So I’m sitting in Oakland at some mighty cool folks for lunch this past shabbos and they start talking about this shul fund-raising event called the Man’s Cup and I simply don’t believe them. The Man’s Cup sounds mythical, imagine a bunch of grown married Jewish men competing in table hockey, foozball and paper football for a Cup (imagine the Stanley Cup – but for things that you haven’t played since high school, but a real completion with grown men) It;s crazy but it actually exists and I was shocked.
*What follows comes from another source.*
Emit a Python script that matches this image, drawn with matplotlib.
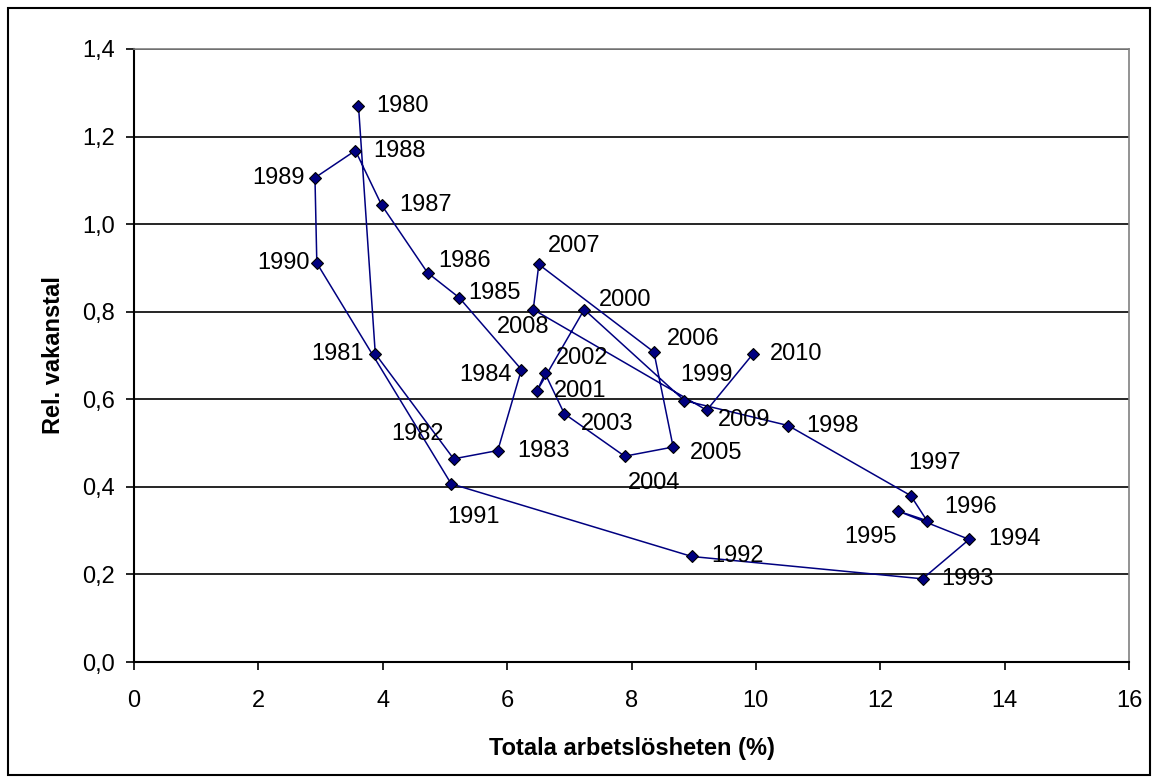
import matplotlib.pyplot as plt
from matplotlib.patches import Rectangle
from matplotlib.ticker import FuncFormatter

plt.rcParams['font.family'] = ['Liberation Sans', 'DejaVu Sans']

# data
years = list(range(1980, 2011))
unemp = [3.61, 3.88, 5.14, 5.85, 6.23, 5.23, 4.72, 3.98, 3.56, 2.91,
         2.94, 5.10, 8.97, 12.68, 13.43, 12.28, 12.75, 12.49, 10.52, 8.85,
         7.24, 6.48, 6.61, 6.92, 7.89, 8.67, 8.36, 6.51, 6.42, 9.21, 9.95]
vac = [1.270, 0.704, 0.464, 0.483, 0.668, 0.832, 0.889, 1.044, 1.168, 1.106,
       0.911, 0.407, 0.241, 0.190, 0.280, 0.345, 0.323, 0.380, 0.540, 0.597,
       0.805, 0.619, 0.659, 0.567, 0.470, 0.491, 0.708, 0.908, 0.805, 0.575, 0.703]

# label placement (pixel offsets from marker, horizontal alignment)
lab_pos = {
    1980: (18, 0, 'left'), 1981: (-12, 0, 'right'), 1982: (-10, 25, 'right'),
    1983: (19, 0, 'left'), 1984: (-10, -5, 'right'), 1985: (9, 5, 'left'),
    1986: (11, 12, 'left'), 1987: (18, 0, 'left'), 1988: (18, 0, 'left'),
    1989: (-10, 0, 'right'), 1990: (-7, 0, 'right'), 1991: (-4, -33, 'left'),
    1992: (19, 0, 'left'), 1993: (19, 0, 'left'), 1994: (19, 0, 'left'),
    1995: (-1, -26, 'right'), 1996: (17, 14, 'left'), 1997: (-2, 33, 'left'),
    1998: (18, 0, 'left'), 1999: (-4, 26, 'left'), 2000: (15, 10, 'left'),
    2001: (17, 0, 'left'), 2002: (11, 15, 'left'), 2003: (17, -10, 'left'),
    2004: (3, -27, 'left'), 2005: (17, -6, 'left'), 2006: (13, 13, 'left'),
    2007: (9, 18, 'left'), 2008: (-36, -17, 'left'), 2009: (11, -10, 'left'),
    2010: (17, 0, 'left'),
}

fs = 17

fig = plt.figure(figsize=(11.59, 7.83), dpi=100)
ax = fig.add_axes([134 / 1159, 1 - 662 / 783, (1129 - 134) / 1159, (662 - 49) / 783])

ax.plot(unemp, vac, color='#000080', lw=1.1, marker='D', ms=6.5,
        mfc='#000080', mec='black', mew=0.8, zorder=3)

for yr, x, y in zip(years, unemp, vac):
    dx, dy, ha = lab_pos[yr]
    ax.annotate(str(yr), (x, y), xytext=(dx, dy), textcoords='offset pixels',
                ha=ha, va='center', fontsize=fs, color='black', zorder=4)

ax.set_xlim(0, 16)
ax.set_ylim(0, 1.4)
ax.set_xticks(range(0, 17, 2))
ax.set_yticks([0, 0.2, 0.4, 0.6, 0.8, 1.0, 1.2, 1.4])
ax.yaxis.set_major_formatter(FuncFormatter(lambda v, p: f"{v:.1f}".replace('.', ',')))
ax.tick_params(direction='out', length=6, width=1.2, labelsize=fs, colors='black')
ax.tick_params(axis='x', pad=14)
ax.tick_params(axis='y', pad=8)
ax.grid(axis='y', color='black', lw=1.2, zorder=1)

for s in ['left', 'bottom']:
    ax.spines[s].set_color('black')
    ax.spines[s].set_linewidth(1.5)
for s in ['right', 'top']:
    ax.spines[s].set_color('#808080')
    ax.spines[s].set_linewidth(1.2)

ax.set_xlabel('Totala arbetslösheten (%)', fontsize=fs, fontweight='bold', labelpad=18)
ax.set_ylabel('Rel. vakanstal', fontsize=fs, fontweight='bold', labelpad=12)

fig.patches.append(Rectangle((8 / 1159, 8 / 783), 1142 / 1159, 767 / 783,
                             transform=fig.transFigure, fill=False,
                             edgecolor='black', lw=1.5))

fig.savefig('out.png', dpi=100)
Now before I explain the absurdity and hilarity of this you have to understand something about Oakland, it is probably one of the most social and active communities I have ever been in. The Rabbi is amazing and it’s one of those places where everyone is cool, cool enough to have a teens lounge with a big screen HD TV and a Wii and motzoi shabbos trips to LA simply to get food (they also use these as fundraisers – you have to be tickets) , lots of food and be back Sunday night. I thought I was the only crazy guy willing to drive 800 miles for a slice of pizza.Oakland is also one of those communities that has stuff always going on at the shul, every night in fact and the crowd is exceedingly diverse and it has the largest membership of any orthodox shul in the area by far. They even have a weekly class called Torah in Television.
But enough about Oakland, let’s talk about The Man’s Cup. I’m sitting at lunch pondering the absurdity of grown men playing competitive table football for a trophy (the Rabbi of the shul won the first year they held the Man’s Cup in 2006) and they suddenly bring out The Cup, this hefty trophy made of gold cup mounted on wood that looked like they poured the type of cup they would pour out some kedem grape juice on the winner. The meals host won it twice, it was all very funny to me and everyone at the table was so serious about it.
Later on I learned that getting a place to compete in The Man’s Cup is not that easy. Traditionally during the Beth Jacob June dinner they auction off spots to compete in The Man’s Cup and the money raised from that goes to the shul, you also have to pay to go and watch The Man’s Cup event itself and tradition holds that no women are allowed.
I was actually kind of shocked that any shul, save for the one in San Jose could pull off such a sexist event, if someone in Berkeley merely proposed such a chauvinistic event – implying that women couldn’t compete with men in table hockey or Foosball I could almost guarantee a lawsuit from the ACLU, but it seems that Oakland is more laid back about their Bay Area liberal tilt and that out of all the communities in the Bay Area they seem to be diverse enough politically where they find blatantly sexist events like the Man’s Cup to be plain old funny like they were meant to be.
Now I wonder if any shul in New York is cool enough to have such a weird event or if you know of other interesting and wacky fundraisers like this one.